Monday, March 31, 2008
Someone used to live here
London, ON, March 2008 [Click to embiggen]
While driving my daughter to a playdate last week, she noticed that an apartment building across the street from one of the synagogues in town was being torn down. She gasped audibly when she first saw the scene, and asked why this kind of thing had to happen.
I paused for a bit before I answered. It's not as if this building was any great prize. It was the kind of run-down structure that you'd probably forget you'd seen mere seconds after passing it. Three storeys, brown, old and very much the kind of place you hoped you'd never live.

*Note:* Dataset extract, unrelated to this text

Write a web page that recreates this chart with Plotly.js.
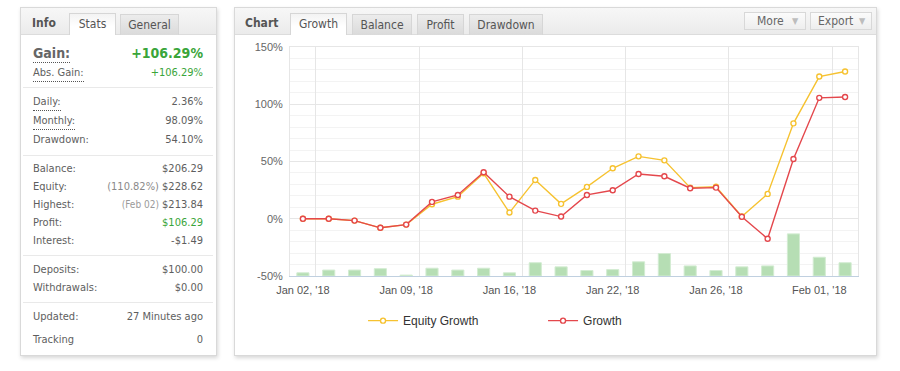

I resisted the urge to express my satisfaction that this corner might finally become home to something nicer. After all, people had lived there once. Perhaps folks who were new to this country, building their lives, hoping for a better future. All gone now, of course, their former homes now slowly being consumed by giant machines that didn't have much patience for sentiment.
We talked about how everything has a finite lifespan, how even buildings eventually wear out and have to be replaced, how this transition opens up opportunities for builders and regular folks alike. Five minutes later, we pulled into her friend's driveway, and she was happy with the outcome of our discussion.
As luck would have it, I had brought my camera along for the ride, so I offered to take pictures on the way home. To remember not just someone's home that would soon be a memory, but a moment when our daughter learned just a little more about impermanence and supposed progress. She happily nodded as she bounced out of the van, making me promise I'd show them to her when I came to pick her up.
Your turn: Please look into this photo and try to see the home that once was. What stories could it tell?
P.S. We returned the next day. The machines were busy chewing through what remained of the structure. By midweek, the entire thing was gone.